[begin Given data]
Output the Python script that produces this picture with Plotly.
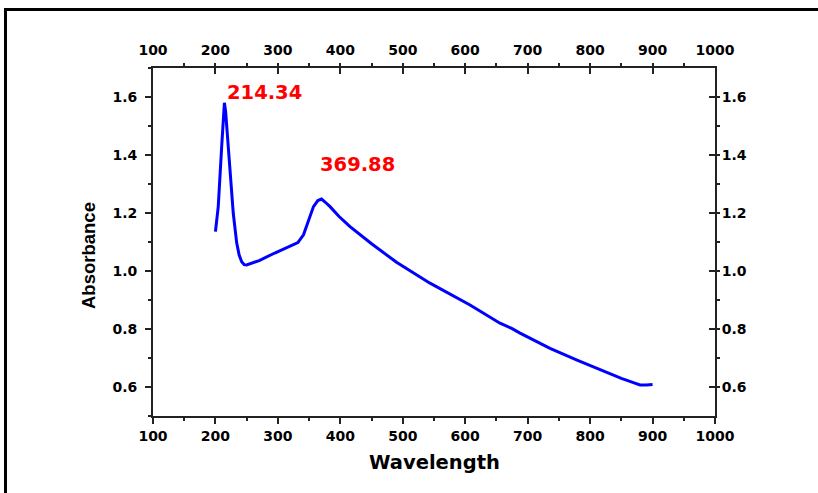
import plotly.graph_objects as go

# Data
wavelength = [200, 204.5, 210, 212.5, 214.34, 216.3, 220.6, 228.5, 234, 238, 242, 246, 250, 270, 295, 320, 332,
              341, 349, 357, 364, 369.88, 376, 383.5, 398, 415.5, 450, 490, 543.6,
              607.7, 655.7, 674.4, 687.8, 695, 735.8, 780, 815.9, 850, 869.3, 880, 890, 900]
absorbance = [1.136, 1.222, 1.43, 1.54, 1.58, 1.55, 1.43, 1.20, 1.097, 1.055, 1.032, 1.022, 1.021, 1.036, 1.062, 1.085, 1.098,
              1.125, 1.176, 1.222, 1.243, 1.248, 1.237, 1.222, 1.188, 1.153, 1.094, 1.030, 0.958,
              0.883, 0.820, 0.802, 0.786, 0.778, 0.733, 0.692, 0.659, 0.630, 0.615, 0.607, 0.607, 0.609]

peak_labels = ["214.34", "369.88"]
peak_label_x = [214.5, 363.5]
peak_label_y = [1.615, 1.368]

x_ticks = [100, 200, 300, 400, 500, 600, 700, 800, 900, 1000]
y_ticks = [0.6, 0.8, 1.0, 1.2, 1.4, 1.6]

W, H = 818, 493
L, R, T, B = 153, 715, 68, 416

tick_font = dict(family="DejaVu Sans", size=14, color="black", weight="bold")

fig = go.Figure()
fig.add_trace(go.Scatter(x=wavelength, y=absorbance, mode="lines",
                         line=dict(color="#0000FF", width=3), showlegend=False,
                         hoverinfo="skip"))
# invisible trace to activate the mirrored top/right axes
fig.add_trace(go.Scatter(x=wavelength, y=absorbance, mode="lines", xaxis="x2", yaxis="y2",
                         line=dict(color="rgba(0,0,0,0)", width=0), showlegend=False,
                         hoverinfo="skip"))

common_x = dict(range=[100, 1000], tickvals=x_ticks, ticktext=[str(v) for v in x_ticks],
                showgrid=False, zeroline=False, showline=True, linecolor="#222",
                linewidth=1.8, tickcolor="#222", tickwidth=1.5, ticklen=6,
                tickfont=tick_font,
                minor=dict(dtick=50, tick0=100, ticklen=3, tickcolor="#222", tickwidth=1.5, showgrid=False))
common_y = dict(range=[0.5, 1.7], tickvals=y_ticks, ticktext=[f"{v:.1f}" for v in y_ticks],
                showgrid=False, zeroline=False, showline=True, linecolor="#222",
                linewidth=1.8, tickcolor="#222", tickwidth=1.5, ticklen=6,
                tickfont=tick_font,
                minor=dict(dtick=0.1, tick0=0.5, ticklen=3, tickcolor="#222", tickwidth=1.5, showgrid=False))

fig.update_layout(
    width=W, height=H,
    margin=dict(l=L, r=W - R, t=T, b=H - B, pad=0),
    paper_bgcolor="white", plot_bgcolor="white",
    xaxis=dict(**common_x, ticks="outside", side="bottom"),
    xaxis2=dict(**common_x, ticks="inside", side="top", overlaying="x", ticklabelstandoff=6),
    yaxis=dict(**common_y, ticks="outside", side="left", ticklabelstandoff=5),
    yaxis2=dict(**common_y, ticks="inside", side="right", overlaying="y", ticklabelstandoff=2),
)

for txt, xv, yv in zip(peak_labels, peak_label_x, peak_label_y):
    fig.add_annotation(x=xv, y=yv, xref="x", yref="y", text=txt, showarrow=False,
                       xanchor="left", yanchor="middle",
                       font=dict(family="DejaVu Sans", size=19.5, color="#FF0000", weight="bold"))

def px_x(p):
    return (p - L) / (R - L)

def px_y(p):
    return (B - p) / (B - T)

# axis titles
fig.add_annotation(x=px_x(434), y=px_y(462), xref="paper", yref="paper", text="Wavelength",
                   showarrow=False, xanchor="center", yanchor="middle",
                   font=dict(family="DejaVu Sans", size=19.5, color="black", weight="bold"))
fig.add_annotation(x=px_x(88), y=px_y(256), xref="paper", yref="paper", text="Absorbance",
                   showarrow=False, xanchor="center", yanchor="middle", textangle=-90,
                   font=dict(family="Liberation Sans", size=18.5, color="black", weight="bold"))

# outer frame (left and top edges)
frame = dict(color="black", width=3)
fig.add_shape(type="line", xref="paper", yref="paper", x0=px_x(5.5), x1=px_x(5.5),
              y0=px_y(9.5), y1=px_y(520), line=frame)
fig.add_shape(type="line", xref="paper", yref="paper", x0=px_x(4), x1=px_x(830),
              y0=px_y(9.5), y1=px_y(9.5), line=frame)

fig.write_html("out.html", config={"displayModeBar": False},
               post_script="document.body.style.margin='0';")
[end Given data]
» Task brief: Omit the pictures, then repeat exactly each line from the beginning of the listing through the line with "import plotly.graph_objects as go".

» Response:
Output the Python script that produces this picture with Plotly.
import plotly.graph_objects as go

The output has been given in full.